____ Given data

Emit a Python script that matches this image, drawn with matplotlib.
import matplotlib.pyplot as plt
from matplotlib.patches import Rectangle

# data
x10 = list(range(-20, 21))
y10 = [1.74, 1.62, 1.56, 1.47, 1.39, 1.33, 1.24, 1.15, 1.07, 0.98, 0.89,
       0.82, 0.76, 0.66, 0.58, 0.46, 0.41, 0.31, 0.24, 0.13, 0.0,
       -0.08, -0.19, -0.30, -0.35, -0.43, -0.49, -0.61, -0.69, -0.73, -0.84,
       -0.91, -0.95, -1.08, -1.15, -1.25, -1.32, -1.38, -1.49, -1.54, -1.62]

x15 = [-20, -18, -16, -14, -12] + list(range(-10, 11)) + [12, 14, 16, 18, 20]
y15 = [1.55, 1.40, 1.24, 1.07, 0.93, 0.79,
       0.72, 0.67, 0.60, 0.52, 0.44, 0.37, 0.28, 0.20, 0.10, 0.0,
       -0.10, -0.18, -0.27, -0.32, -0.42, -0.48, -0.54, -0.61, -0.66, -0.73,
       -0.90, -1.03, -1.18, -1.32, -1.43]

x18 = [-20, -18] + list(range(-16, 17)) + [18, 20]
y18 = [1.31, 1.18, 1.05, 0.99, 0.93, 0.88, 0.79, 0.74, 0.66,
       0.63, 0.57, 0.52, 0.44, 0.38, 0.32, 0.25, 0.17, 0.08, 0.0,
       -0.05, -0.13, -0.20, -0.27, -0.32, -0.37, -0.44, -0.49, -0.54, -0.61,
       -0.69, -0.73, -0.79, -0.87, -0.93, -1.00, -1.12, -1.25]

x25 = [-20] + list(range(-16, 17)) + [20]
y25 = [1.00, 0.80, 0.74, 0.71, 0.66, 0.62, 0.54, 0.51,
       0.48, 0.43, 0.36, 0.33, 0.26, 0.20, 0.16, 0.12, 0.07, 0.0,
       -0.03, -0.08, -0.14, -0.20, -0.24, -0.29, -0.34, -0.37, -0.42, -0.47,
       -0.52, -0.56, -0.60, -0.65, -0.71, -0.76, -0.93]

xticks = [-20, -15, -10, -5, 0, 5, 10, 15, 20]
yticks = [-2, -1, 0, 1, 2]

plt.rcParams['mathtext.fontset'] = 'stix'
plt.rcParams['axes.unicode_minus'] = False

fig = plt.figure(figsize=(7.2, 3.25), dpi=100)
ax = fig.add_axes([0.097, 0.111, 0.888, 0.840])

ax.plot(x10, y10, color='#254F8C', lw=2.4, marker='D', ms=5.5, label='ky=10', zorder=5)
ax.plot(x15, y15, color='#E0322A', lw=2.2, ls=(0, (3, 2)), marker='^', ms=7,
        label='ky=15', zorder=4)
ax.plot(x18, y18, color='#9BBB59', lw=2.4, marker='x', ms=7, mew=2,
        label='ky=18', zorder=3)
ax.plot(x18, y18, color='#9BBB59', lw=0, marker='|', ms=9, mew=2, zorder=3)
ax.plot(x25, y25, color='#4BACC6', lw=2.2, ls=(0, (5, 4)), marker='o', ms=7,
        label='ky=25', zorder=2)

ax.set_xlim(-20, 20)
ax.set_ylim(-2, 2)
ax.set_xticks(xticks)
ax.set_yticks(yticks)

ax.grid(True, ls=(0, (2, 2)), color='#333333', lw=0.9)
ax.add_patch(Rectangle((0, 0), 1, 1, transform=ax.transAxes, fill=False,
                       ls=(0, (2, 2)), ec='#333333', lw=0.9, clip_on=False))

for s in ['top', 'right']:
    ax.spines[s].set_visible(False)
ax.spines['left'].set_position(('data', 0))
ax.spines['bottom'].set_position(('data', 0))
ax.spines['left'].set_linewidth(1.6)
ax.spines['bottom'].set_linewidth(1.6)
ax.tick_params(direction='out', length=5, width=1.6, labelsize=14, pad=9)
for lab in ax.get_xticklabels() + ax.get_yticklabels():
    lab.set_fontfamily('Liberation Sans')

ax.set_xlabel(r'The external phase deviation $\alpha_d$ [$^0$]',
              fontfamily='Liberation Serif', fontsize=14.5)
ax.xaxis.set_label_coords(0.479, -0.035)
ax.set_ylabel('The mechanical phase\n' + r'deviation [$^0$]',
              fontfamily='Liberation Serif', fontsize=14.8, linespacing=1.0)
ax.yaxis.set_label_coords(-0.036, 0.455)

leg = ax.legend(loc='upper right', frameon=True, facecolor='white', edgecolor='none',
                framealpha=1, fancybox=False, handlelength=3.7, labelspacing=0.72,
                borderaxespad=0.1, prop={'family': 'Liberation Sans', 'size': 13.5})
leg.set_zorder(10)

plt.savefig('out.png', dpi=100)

________

▶ _Objective_
Each line from the start of the listing above through the line containing "-0.90, -1.03, -1.18, -1.32, -1.43]" should be copied exactly, please, with no other lines added.

▶ _Full response_
Emit a Python script that matches this image, drawn with matplotlib.
import matplotlib.pyplot as plt
from matplotlib.patches import Rectangle

# data
x10 = list(range(-20, 21))
y10 = [1.74, 1.62, 1.56, 1.47, 1.39, 1.33, 1.24, 1.15, 1.07, 0.98, 0.89,
       0.82, 0.76, 0.66, 0.58, 0.46, 0.41, 0.31, 0.24, 0.13, 0.0,
       -0.08, -0.19, -0.30, -0.35, -0.43, -0.49, -0.61, -0.69, -0.73, -0.84,
       -0.91, -0.95, -1.08, -1.15, -1.25, -1.32, -1.38, -1.49, -1.54, -1.62]

x15 = [-20, -18, -16, -14, -12] + list(range(-10, 11)) + [12, 14, 16, 18, 20]
y15 = [1.55, 1.40, 1.24, 1.07, 0.93, 0.79,
       0.72, 0.67, 0.60, 0.52, 0.44, 0.37, 0.28, 0.20, 0.10, 0.0,
       -0.10, -0.18, -0.27, -0.32, -0.42, -0.48, -0.54, -0.61, -0.66, -0.73,
       -0.90, -1.03, -1.18, -1.32, -1.43]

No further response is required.